Protecting Your Family And Your Future

Will a gray divorce lead to a happier retirement?

On Behalf of | Nov 19, 2021 | Divorce |

Retirement planning for many people is just a matter of getting the numbers to work. The only concern is setting aside enough resources to cover cost of living expenses after they stopped working.

Fewer people consider what will actually make their retirement worth enjoying, such as travel, the pursuit of passion projects and redeveloping family relationships. For some older adults, retirement will mean reconsidering some of their closest relationships, including their marriage.

Although it does have a negative impact on your financial situation, a gray divorce might actually be key to having a truly enjoyable retirement.

What does a gray divorce entail?

In some ways, a gray divorce is no different from any other marital dissolution. It involves two people who are no longer happy in their marriage seeking to go their separate ways. However, because of the age of the spouses and the length of their marriage, the entire process becomes more complex.

Often, gray divorce occurs after decades of marriage, meaning almost everything that the couple owns is part of the marital estate.

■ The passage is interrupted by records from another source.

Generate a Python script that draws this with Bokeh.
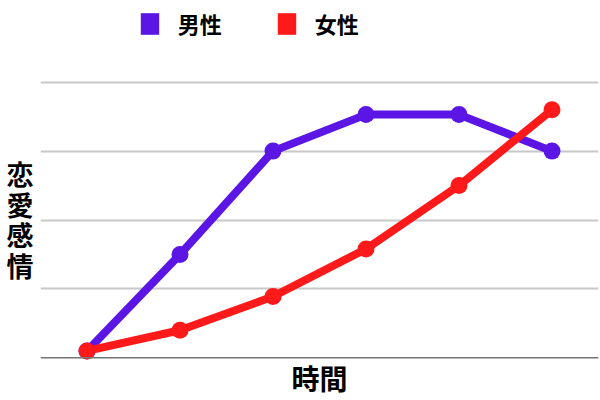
from bokeh.plotting import figure
from bokeh.layouts import column
from bokeh.models import (ColumnDataSource, Legend, LegendItem, Span,
                          FixedTicker, Range1d)
from bokeh.embed import file_html
from bokeh.resources import INLINE

# ---- data ----
time_points = [0, 1, 2, 3, 4, 5]
male = [0.1, 1.5, 3.0, 3.53, 3.53, 3.0]
female = [0.1, 0.4, 0.89, 1.58, 2.5, 3.6]
series_names = ["男性", "女性"]
grid_levels = [1, 2, 3, 4]
baseline_level = 0
x_title = "時間"
y_title = "恋\n愛\n感\n情"

PURPLE = "#5b16e6"
RED = "#fe1a1a"
FONT = "Noto Sans CJK JP"

src = ColumnDataSource(dict(t=time_points, male=male, female=female))

# ---------- main plot ----------
p = figure(width=600, height=324, output_backend="svg", toolbar_location=None,
           x_range=Range1d(-0.5, 5.5), y_range=Range1d(-0.068, 4.083),
           min_border_left=40, min_border_right=2, min_border_top=0,
           min_border_bottom=0)
p.outline_line_color = None
p.background_fill_color = "white"
p.border_fill_color = "white"

for ax in (p.xaxis[0], p.yaxis[0]):
    ax.ticker = FixedTicker(ticks=[])
    ax.axis_line_color = None
    ax.major_tick_line_color = None
    ax.minor_tick_line_color = None
    ax.major_tick_in = 0
    ax.major_tick_out = 0
    ax.minor_tick_in = 0
    ax.minor_tick_out = 0
    ax.major_label_text_font_size = "0px"
    ax.major_label_standoff = 0
    ax.axis_label_text_font = FONT
    ax.axis_label_text_font_style = "bold"
    ax.axis_label_text_color = "black"

p.xaxis.axis_label = x_title
p.xaxis.axis_label_text_font_size = "28px"
p.xaxis.axis_label_standoff = -5

p.yaxis.axis_label = y_title
p.yaxis.axis_label_orientation = "horizontal"
p.yaxis.axis_label_text_font_size = "27px"
p.yaxis.axis_label_text_line_height = 0.784
p.yaxis.axis_label_standoff = 7

p.xgrid.visible = False
p.ygrid.ticker = FixedTicker(ticks=grid_levels)
p.ygrid.grid_line_color = "#c8c8c8"
p.ygrid.grid_line_width = 2
p.add_layout(Span(location=baseline_level, dimension="width",
                  line_color="#757575", line_width=1.5))

p.line("t", "male", source=src, line_color=PURPLE, line_width=8, line_join="round")
p.scatter("t", "male", source=src, size=17, fill_color=PURPLE, line_color=None)
p.line("t", "female", source=src, line_color=RED, line_width=8, line_join="round")
p.scatter("t", "female", source=src, size=17, fill_color=RED, line_color=None)

# ---------- legend strip ----------
lg = figure(width=600, height=76, output_backend="svg", toolbar_location=None,
            x_axis_location=None, y_axis_location=None,
            min_border_left=0, min_border_right=0, min_border_top=0,
            min_border_bottom=0)
lg.outline_line_color = None
lg.grid.visible = False
lg.border_fill_color = "white"
lg.background_fill_color = "white"

# zero-area quads used only as legend swatches
male_leg = lg.quad(left="t", right="t", top="male", bottom="male", source=src,
                   fill_color=PURPLE, line_color=None)
female_leg = lg.quad(left="t", right="t", top="female", bottom="female", source=src,
                     fill_color=RED, line_color=None)

legend = Legend(items=[LegendItem(label=series_names[0], renderers=[male_leg]),
                       LegendItem(label=series_names[1], renderers=[female_leg])],
                orientation="horizontal", location=(97.7, 37),
                glyph_width=23, glyph_height=27, label_standoff=17, spacing=53,
                padding=0, margin=0, border_line_color=None,
                background_fill_alpha=0,
                label_text_font=FONT, label_text_font_style="bold",
                label_text_font_size="22px", label_text_color="black")
lg.add_layout(legend)

open("out.html", "w").write(file_html(column(lg, p, spacing=0), INLINE))
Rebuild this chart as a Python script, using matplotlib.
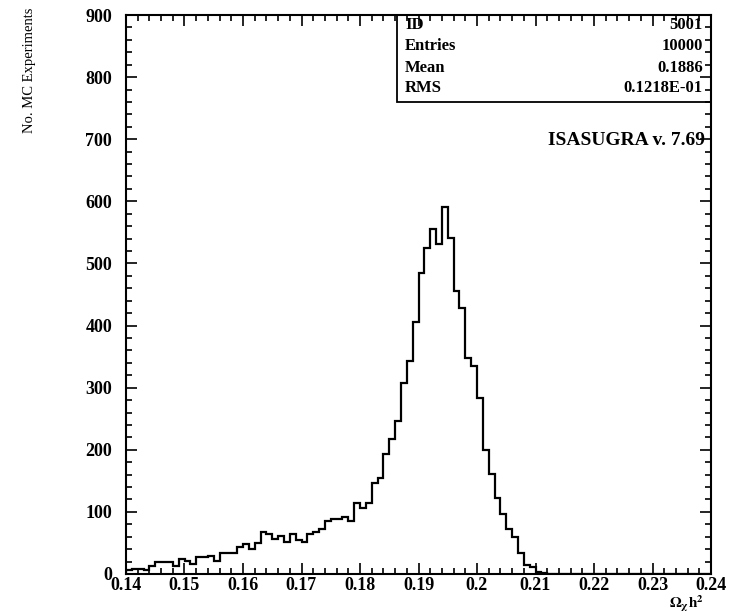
import numpy as np
import matplotlib
matplotlib.use("Agg")
import matplotlib.pyplot as plt
from matplotlib.patches import Rectangle
from matplotlib.ticker import MultipleLocator

plt.rcParams['font.family'] = ['Liberation Serif', 'DejaVu Serif']
plt.rcParams['mathtext.fontset'] = 'stix'

# histogram: 100 bins of width 0.001 from 0.14 to 0.24
x_lo = 0.14
x_hi = 0.24
n_bins = 100
counts = [6, 8, 8, 6, 13, 20, 20, 20, 13, 24,
          21, 16, 27, 27, 29, 21, 34, 34, 34, 43,
          48, 40, 50, 68, 64, 57, 61, 52, 64, 54,
          52, 64, 67, 72, 86, 88, 89, 91, 86, 114,
          106, 114, 146, 155, 193, 217, 247, 307, 343, 405,
          485, 525, 555, 531, 591, 541, 456, 428, 347, 335,
          283, 199, 161, 123, 97, 72, 59, 34, 14, 11,
          4, 1, 0, 0, 0, 0, 0, 0, 0, 0,
          0, 0, 0, 0, 0, 0, 0, 0, 0, 0,
          0, 0, 0, 0, 0, 0, 0, 0, 0, 0]

stat_names = ['ID', 'Entries', 'Mean', 'RMS']
stat_values = ['5001', '10000', '0.1886', '0.1218E-01']

xticks = [0.14, 0.15, 0.16, 0.17, 0.18, 0.19, 0.2, 0.21, 0.22, 0.23, 0.24]
xticklabels = ['0.14', '0.15', '0.16', '0.17', '0.18', '0.19', '0.2', '0.21', '0.22', '0.23', '0.24']
yticks = [0, 100, 200, 300, 400, 500, 600, 700, 800, 900]

edges = np.linspace(x_lo, x_hi, n_bins + 1)

fig = plt.figure(figsize=(7.44, 6.16), dpi=100)
ax = fig.add_axes([126 / 744, 42 / 616, 585 / 744, 559 / 616])

ax.stairs(counts, edges, color='black', lw=1.6)

ax.set_xlim(x_lo, x_hi)
ax.set_ylim(0, 900)
ax.set_xticks(xticks)
ax.set_xticklabels(xticklabels)
ax.set_yticks(yticks)
ax.xaxis.set_minor_locator(MultipleLocator(0.002))
ax.yaxis.set_minor_locator(MultipleLocator(20))
ax.tick_params(which='both', direction='in', top=True, right=True, width=1.2)
ax.tick_params(which='major', length=8, labelsize=13)
ax.tick_params(which='minor', length=4.5)
ax.tick_params(axis='y', pad=10)
ax.tick_params(axis='x', pad=2)
for lab in ax.get_xticklabels() + ax.get_yticklabels():
    lab.set_fontweight('bold')
for sp in ax.spines.values():
    sp.set_linewidth(1.5)

# stats box
ax.add_patch(Rectangle((0.463, 0.845), 0.537, 0.155, transform=ax.transAxes,
                       fill=False, lw=1.3, color='black'))
row_y = [0.982, 0.944, 0.905, 0.869]
for name, val, yy in zip(stat_names, stat_values, row_y):
    ax.text(0.477, yy, name, transform=ax.transAxes, ha='left', va='center',
            fontsize=12, fontweight='bold')
    ax.text(0.986, yy, val, transform=ax.transAxes, ha='right', va='center',
            fontsize=12, fontweight='bold')

ax.text(0.99, 0.776, 'ISASUGRA v. 7.69', transform=ax.transAxes, ha='right',
        va='center', fontsize=14, fontweight='bold')

fig.text(30 / 744, 1 - 70 / 616, 'No. MC Experiments', rotation=90,
         ha='center', va='center', fontsize=10.5)
fig.text(686 / 744, 1 - 604 / 616, r'$\mathbf{\Omega_{\chi} h^{2}}$',
         ha='center', va='center', fontsize=11)

fig.savefig('out.png', dpi=100)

Dividing that property can be very difficult. Beyond that, there’s also the proximity of retirement to consider.

Significantly diminishing what you have in your retirement account right before you retire or after you already have may make you feel insecure about your financial future. The good news is that with proper planning and a conscientious approach, gray divorce does not have to lead to a miserable and difficult retirement.

Uncontested gray divorces help couples minimize their expenses

One of the best ways that you can reduce the financial impact of a divorce later in life is to cooperate with your ex. If the two of you can settle your property division issues and any support matters outside of court, you will likely spend substantially less to divorce.

You will still need your own attorneys and will still have to split all of your major assets, but you won’t lose thousands of dollars to court costs while litigating the details of your divorce. Negotiating a settlement in an upcoming gray divorce requires attention to detail and a focus on your long-term needs.

Learning more about the practical consequences of a complex divorce can help you plan better for the process.